WRITTEN PROBLEM:
Each line below must be set down exactly; omit any image you find.

[start of STORED DATA]

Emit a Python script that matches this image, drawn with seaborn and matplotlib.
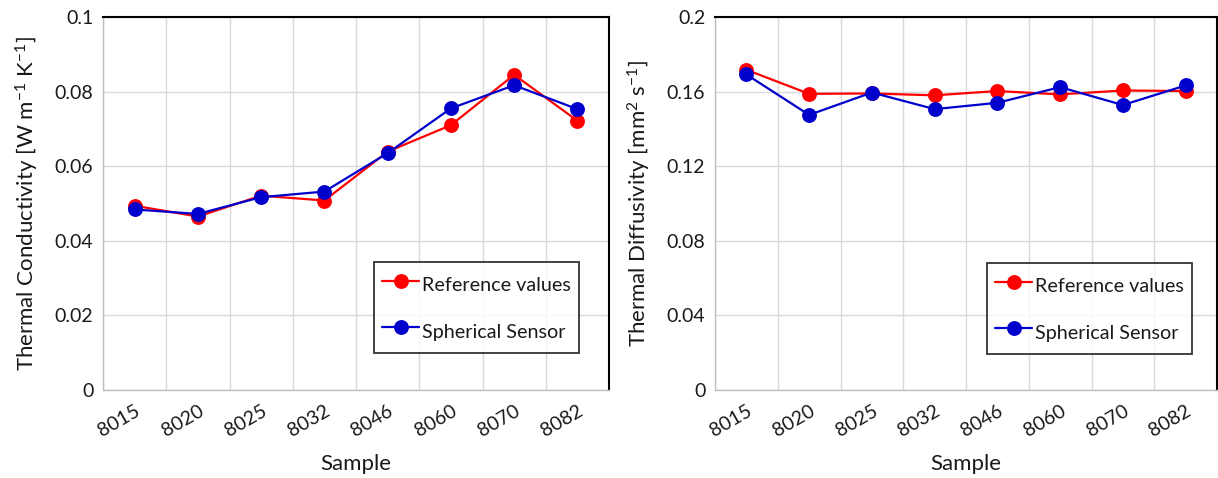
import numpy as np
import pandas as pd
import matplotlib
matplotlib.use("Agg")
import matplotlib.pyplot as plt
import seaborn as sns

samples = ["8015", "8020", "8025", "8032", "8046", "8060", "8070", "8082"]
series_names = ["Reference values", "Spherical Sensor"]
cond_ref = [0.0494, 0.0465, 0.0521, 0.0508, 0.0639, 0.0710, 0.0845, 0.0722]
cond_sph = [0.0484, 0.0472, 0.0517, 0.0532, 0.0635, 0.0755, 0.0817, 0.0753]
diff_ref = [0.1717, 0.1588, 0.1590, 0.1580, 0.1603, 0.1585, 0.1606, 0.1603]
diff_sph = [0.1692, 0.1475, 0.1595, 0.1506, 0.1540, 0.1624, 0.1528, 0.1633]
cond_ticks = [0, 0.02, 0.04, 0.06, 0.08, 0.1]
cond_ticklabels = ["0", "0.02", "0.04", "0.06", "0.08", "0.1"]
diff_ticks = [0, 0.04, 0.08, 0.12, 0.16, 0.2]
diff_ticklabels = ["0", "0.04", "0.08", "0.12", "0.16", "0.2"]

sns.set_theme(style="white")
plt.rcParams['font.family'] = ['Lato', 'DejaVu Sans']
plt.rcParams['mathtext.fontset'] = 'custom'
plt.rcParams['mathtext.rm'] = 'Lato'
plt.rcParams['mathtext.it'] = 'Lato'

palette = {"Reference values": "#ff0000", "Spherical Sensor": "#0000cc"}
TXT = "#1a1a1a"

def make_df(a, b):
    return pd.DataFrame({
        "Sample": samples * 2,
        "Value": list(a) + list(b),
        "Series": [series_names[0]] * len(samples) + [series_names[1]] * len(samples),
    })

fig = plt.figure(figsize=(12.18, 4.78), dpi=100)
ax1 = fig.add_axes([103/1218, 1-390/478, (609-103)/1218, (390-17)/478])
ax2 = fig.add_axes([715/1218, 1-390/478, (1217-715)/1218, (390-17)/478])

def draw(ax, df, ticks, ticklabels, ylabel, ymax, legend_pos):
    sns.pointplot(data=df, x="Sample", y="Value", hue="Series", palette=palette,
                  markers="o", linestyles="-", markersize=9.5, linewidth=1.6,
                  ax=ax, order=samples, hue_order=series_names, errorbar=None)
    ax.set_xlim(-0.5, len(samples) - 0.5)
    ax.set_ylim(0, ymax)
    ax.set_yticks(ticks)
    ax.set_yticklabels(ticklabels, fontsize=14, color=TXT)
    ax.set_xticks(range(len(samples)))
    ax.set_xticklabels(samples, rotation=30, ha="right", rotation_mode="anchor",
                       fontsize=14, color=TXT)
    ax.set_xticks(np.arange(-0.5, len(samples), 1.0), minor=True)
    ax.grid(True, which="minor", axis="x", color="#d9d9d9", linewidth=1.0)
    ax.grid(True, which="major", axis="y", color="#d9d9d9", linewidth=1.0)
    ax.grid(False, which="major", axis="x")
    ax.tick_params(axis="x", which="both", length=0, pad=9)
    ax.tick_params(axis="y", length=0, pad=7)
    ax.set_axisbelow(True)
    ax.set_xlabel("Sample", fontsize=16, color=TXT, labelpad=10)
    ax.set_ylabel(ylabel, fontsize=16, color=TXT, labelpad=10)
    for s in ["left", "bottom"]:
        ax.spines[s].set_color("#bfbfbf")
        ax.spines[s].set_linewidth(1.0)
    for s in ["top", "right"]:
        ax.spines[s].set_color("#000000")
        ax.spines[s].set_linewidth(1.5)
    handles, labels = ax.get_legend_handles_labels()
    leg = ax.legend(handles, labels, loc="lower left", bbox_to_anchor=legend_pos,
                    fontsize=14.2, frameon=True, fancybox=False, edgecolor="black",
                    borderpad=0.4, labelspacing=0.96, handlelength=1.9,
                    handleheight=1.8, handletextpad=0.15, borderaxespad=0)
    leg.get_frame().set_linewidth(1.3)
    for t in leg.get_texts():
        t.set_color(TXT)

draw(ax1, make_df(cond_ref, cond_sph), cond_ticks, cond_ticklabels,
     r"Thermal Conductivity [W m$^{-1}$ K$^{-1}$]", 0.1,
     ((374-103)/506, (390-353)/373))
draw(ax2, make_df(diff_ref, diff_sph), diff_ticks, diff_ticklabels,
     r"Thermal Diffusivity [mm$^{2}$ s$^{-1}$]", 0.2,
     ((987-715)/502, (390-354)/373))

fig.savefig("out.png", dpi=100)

[end of STORED DATA]

RESPONSE TO THE EXERCISE:
Emit a Python script that matches this image, drawn with seaborn and matplotlib.
import numpy as np
import pandas as pd
import matplotlib
matplotlib.use("Agg")
import matplotlib.pyplot as plt
import seaborn as sns

samples = ["8015", "8020", "8025", "8032", "8046", "8060", "8070", "8082"]
series_names = ["Reference values", "Spherical Sensor"]
cond_ref = [0.0494, 0.0465, 0.0521, 0.0508, 0.0639, 0.0710, 0.0845, 0.0722]
cond_sph = [0.0484, 0.0472, 0.0517, 0.0532, 0.0635, 0.0755, 0.0817, 0.0753]
diff_ref = [0.1717, 0.1588, 0.1590, 0.1580, 0.1603, 0.1585, 0.1606, 0.1603]
diff_sph = [0.1692, 0.1475, 0.1595, 0.1506, 0.1540, 0.1624, 0.1528, 0.1633]
cond_ticks = [0, 0.02, 0.04, 0.06, 0.08, 0.1]
cond_ticklabels = ["0", "0.02", "0.04", "0.06", "0.08", "0.1"]
diff_ticks = [0, 0.04, 0.08, 0.12, 0.16, 0.2]
diff_ticklabels = ["0", "0.04", "0.08", "0.12", "0.16", "0.2"]

sns.set_theme(style="white")
plt.rcParams['font.family'] = ['Lato', 'DejaVu Sans']
plt.rcParams['mathtext.fontset'] = 'custom'
plt.rcParams['mathtext.rm'] = 'Lato'
plt.rcParams['mathtext.it'] = 'Lato'

palette = {"Reference values": "#ff0000", "Spherical Sensor": "#0000cc"}
TXT = "#1a1a1a"

def make_df(a, b):
    return pd.DataFrame({
        "Sample": samples * 2,
        "Value": list(a) + list(b),
        "Series": [series_names[0]] * len(samples) + [series_names[1]] * len(samples),
    })

fig = plt.figure(figsize=(12.18, 4.78), dpi=100)
ax1 = fig.add_axes([103/1218, 1-390/478, (609-103)/1218, (390-17)/478])
ax2 = fig.add_axes([715/1218, 1-390/478, (1217-715)/1218, (390-17)/478])

def draw(ax, df, ticks, ticklabels, ylabel, ymax, legend_pos):
    sns.pointplot(data=df, x="Sample", y="Value", hue="Series", palette=palette,
                  markers="o", linestyles="-", markersize=9.5, linewidth=1.6,
                  ax=ax, order=samples, hue_order=series_names, errorbar=None)
    ax.set_xlim(-0.5, len(samples) - 0.5)
    ax.set_ylim(0, ymax)
    ax.set_yticks(ticks)
    ax.set_yticklabels(ticklabels, fontsize=14, color=TXT)
    ax.set_xticks(range(len(samples)))
    ax.set_xticklabels(samples, rotation=30, ha="right", rotation_mode="anchor",
                       fontsize=14, color=TXT)
    ax.set_xticks(np.arange(-0.5, len(samples), 1.0), minor=True)
    ax.grid(True, which="minor", axis="x", color="#d9d9d9", linewidth=1.0)
    ax.grid(True, which="major", axis="y", color="#d9d9d9", linewidth=1.0)
    ax.grid(False, which="major", axis="x")
    ax.tick_params(axis="x", which="both", length=0, pad=9)
    ax.tick_params(axis="y", length=0, pad=7)
    ax.set_axisbelow(True)
    ax.set_xlabel("Sample", fontsize=16, color=TXT, labelpad=10)
    ax.set_ylabel(ylabel, fontsize=16, color=TXT, labelpad=10)
    for s in ["left", "bottom"]:
        ax.spines[s].set_color("#bfbfbf")
        ax.spines[s].set_linewidth(1.0)
    for s in ["top", "right"]:
        ax.spines[s].set_color("#000000")
        ax.spines[s].set_linewidth(1.5)
    handles, labels = ax.get_legend_handles_labels()
    leg = ax.legend(handles, labels, loc="lower left", bbox_to_anchor=legend_pos,
                    fontsize=14.2, frameon=True, fancybox=False, edgecolor="black",
                    borderpad=0.4, labelspacing=0.96, handlelength=1.9,
                    handleheight=1.8, handletextpad=0.15, borderaxespad=0)
    leg.get_frame().set_linewidth(1.3)
    for t in leg.get_texts():
        t.set_color(TXT)

draw(ax1, make_df(cond_ref, cond_sph), cond_ticks, cond_ticklabels,
     r"Thermal Conductivity [W m$^{-1}$ K$^{-1}$]", 0.1,
     ((374-103)/506, (390-353)/373))
draw(ax2, make_df(diff_ref, diff_sph), diff_ticks, diff_ticklabels,
     r"Thermal Diffusivity [mm$^{2}$ s$^{-1}$]", 0.2,
     ((987-715)/502, (390-354)/373))

fig.savefig("out.png", dpi=100)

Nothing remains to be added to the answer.